What I know right now is this – in 1850, my great-great grandfather James Henry Cumbo left his own family and went to live with a “white” family about 2 hours away from his home. This move was the beginning of my family’s identification as “white.”
I wonder what it might have felt like for my great-great-great grandmother Mary to send her oldest son – age 7 – away. To see him leave on foot, in a wagon, on horseback, it does not matter. To watch the back of his head recede down the dirt road, turning away before he turned back.
I imagine her crouched by the fire, her other three children nearby, a comfort, most certainly, and a reminder.
To watch him from afar, at the edge of his life, to hear from mutual friends about the boy that the lives with the Mallards. To never hold him close again.
Did she know my great-grandfather, Noah? Did she know my grandfather, Preston? Could she and I have both seen him – her watching her great-grandson play when her daughter took her by one sunny afternoon, me sitting beside him as we put together a jigsaw puzzle of a castle? Could we have shared him in life and not just in lineage?
I do not know what it would be like to be a black woman who had a son that could pass as white, to decide to take advantage of that opportunity – is it an opportunity? – to send away your own child so that he can seize hold of a privilege and in so doing to be separate from him forever.
Did she hope he would come out of farming, get an education? Was she disappointed to see her grandson, her great-grandson still sharecropping? Or did the continuation of family vocation thrill her, make her feel closer to her distant child?
I wonder what she sees now when she looks at my father – college degree, graduate degree, professor. I hope she approves, that she takes the hand of her son, who holds his son’s hand, who holds his son’s – my papa’s – hand – now reunited.

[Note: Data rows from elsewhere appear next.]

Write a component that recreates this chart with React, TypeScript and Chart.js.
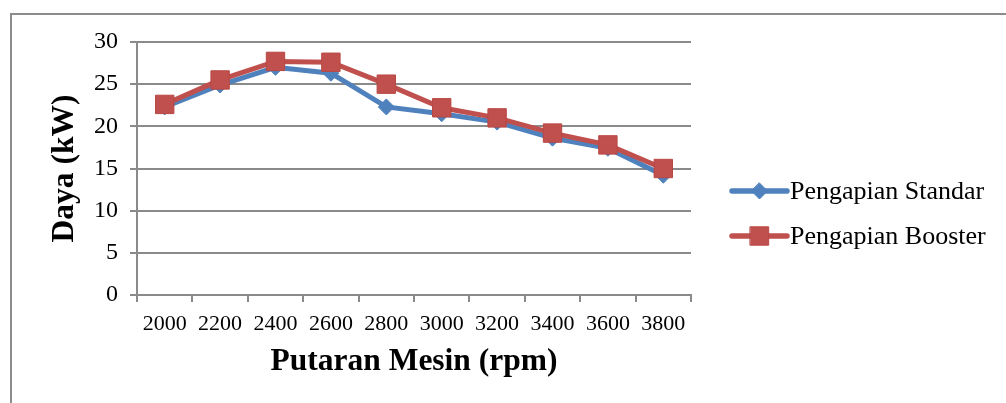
import React, { useEffect, useRef } from "react";
import { Chart, registerables } from "chart.js";

Chart.register(...registerables);

const categories = ["2000", "2200", "2400", "2600", "2800", "3000", "3200", "3400", "3600", "3800"];
const standarValues = [22.3, 24.9, 27.0, 26.3, 22.3, 21.5, 20.5, 18.6, 17.4, 14.2];
const boosterValues = [22.6, 25.5, 27.7, 27.6, 25.0, 22.2, 21.0, 19.2, 17.8, 15.0];
const seriesNames = ["Pengapian Standar", "Pengapian Booster"];
const yMin = 0;
const yMax = 30;
const yStep = 5;

const FONT = "'Liberation Serif', 'Times New Roman', serif";
const GRID = "#8a8a8a";
const BLUE = "#4F81BD";
const RED = "#C0504D";

const framePlugin = {
  id: "frame",
  beforeDraw(chart: any) {
    const { ctx } = chart;
    ctx.save();
    ctx.fillStyle = "#ffffff";
    ctx.fillRect(0, 0, chart.width, chart.height);
    ctx.strokeStyle = "#8c8c8c";
    ctx.lineWidth = 2;
    ctx.strokeRect(11, 14, chart.width + 20, chart.height + 20);
    ctx.restore();
  },
};

const legendPlugin = {
  id: "excelLegend",
  afterDraw(chart: any) {
    const { ctx } = chart;
    const x0 = 732;
    const x1 = 787;
    const rows = [191, 236];
    ctx.save();
    chart.data.datasets.forEach((ds: any, i: number) => {
      const y = rows[i];
      ctx.strokeStyle = ds.borderColor;
      ctx.lineWidth = 5.5;
      ctx.lineCap = "round";
      ctx.beginPath();
      ctx.moveTo(x0, y);
      ctx.lineTo(x1, y);
      ctx.stroke();
      ctx.fillStyle = ds.pointBackgroundColor;
      ctx.strokeStyle = ds.pointBorderColor;
      ctx.lineWidth = 1;
      const cx = (x0 + x1) / 2;
      ctx.beginPath();
      if (ds.pointStyle === "rectRot") {
        const r = ds.pointRadius;
        ctx.moveTo(cx, y - r);
        ctx.lineTo(cx + r, y);
        ctx.lineTo(cx, y + r);
        ctx.lineTo(cx - r, y);
        ctx.closePath();
      } else {
        const h = Math.SQRT1_2 * ds.pointRadius;
        ctx.rect(cx - h, y - h, 2 * h, 2 * h);
      }
      ctx.fill();
      ctx.stroke();
      ctx.fillStyle = "#000";
      ctx.font = `26px ${FONT}`;
      ctx.textBaseline = "middle";
      ctx.textAlign = "left";
      ctx.fillText(ds.label, 790, y + 1);
    });
    ctx.restore();
  },
};

export default function App() {
  const ref = useRef<HTMLCanvasElement | null>(null);

  useEffect(() => {
    if (!ref.current) return;
    const chart = new Chart(ref.current, {
      type: "line",
      data: {
        labels: categories,
        datasets: [
          {
            label: seriesNames[0],
            data: standarValues,
            borderColor: BLUE,
            backgroundColor: BLUE,
            pointBackgroundColor: BLUE,
            pointBorderColor: BLUE,
            pointStyle: "rectRot",
            pointRadius: 8,
            pointBorderWidth: 1,
            borderWidth: 5,
            tension: 0,
            order: 2,
          },
          {
            label: seriesNames[1],
            data: boosterValues,
            borderColor: RED,
            backgroundColor: RED,
            pointBackgroundColor: RED,
            pointBorderColor: "#B94744",
            pointStyle: "rect",
            pointRadius: 13,
            pointBorderWidth: 1,
            borderWidth: 5,
            tension: 0,
            order: 1,
          },
        ] as any,
      },
      options: {
        animation: false,
        responsive: false,
        devicePixelRatio: 1,
        layout: { padding: { left: 0, top: 42, right: 315, bottom: 0 } },
        plugins: {
          legend: { display: false },
          tooltip: { enabled: false },
        },
        scales: {
          x: {
            type: "category",
            offset: true,
            grid: {
              offset: true,
              drawOnChartArea: false,
              drawTicks: true,
              tickLength: 7,
              color: GRID,
              lineWidth: 2,
            },
            border: { display: true, color: GRID, width: 2 },
            ticks: {
              font: { family: FONT, size: 22 },
              color: "#000",
              padding: 9,
              maxRotation: 0,
              autoSkip: false,
            },
            title: {
              display: true,
              text: "Putaran Mesin (rpm)",
              font: { family: FONT, size: 31.5, weight: "bold" },
              color: "#000",
              padding: { top: 0, bottom: 22 },
            },
            afterFit: (s: any) => {
              s.height = 108;
            },
          },
          y: {
            min: yMin,
            max: yMax,
            grid: { color: GRID, lineWidth: 2, tickLength: 7 },
            border: { display: true, color: GRID, width: 2 },
            ticks: {
              stepSize: yStep,
              font: { family: FONT, size: 24 },
              color: "#000",
              padding: 12,
            },
            title: {
              display: true,
              text: "Daya (kW)",
              font: { family: FONT, size: 31.5, weight: "bold" },
              color: "#000",
              padding: { top: 46, bottom: 0 },
            },
            afterFit: (s: any) => {
              s.width = 137;
            },
          },
        },
      } as any,
      plugins: [framePlugin, legendPlugin],
    });
    return () => chart.destroy();
  }, []);

  return (
    <div style={{ position: "fixed", left: 0, top: 0, width: 1006, height: 403, background: "#fff" }}>
      <canvas ref={ref} width={1006} height={403} style={{ display: "block", width: 1006, height: 403 }} />
    </div>
  );
}
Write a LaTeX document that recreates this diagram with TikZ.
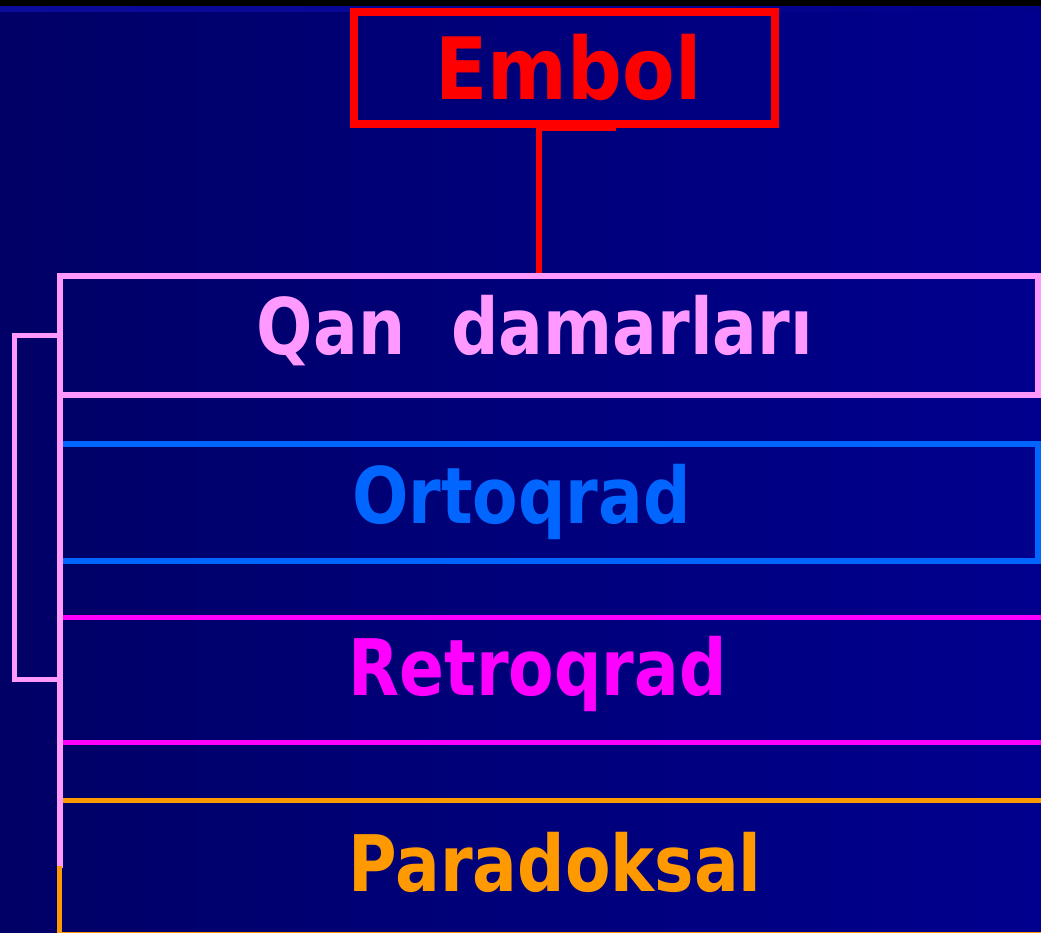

I hope she sees their skin, so similar, so alike, so beautiful, and smiles.
I am researching the story of my father’s family – the Cumbos, the Suttons, the Browns, and the Andrews, in particular. We are descended from free people of color, from European immigrants, and from slave holders. I am just beginning this work, and I know so little. Each of these stories, each of these people is so complex. I hope you’ll join me on this journey to find my family, and I hope you will find yourself in these stories as well.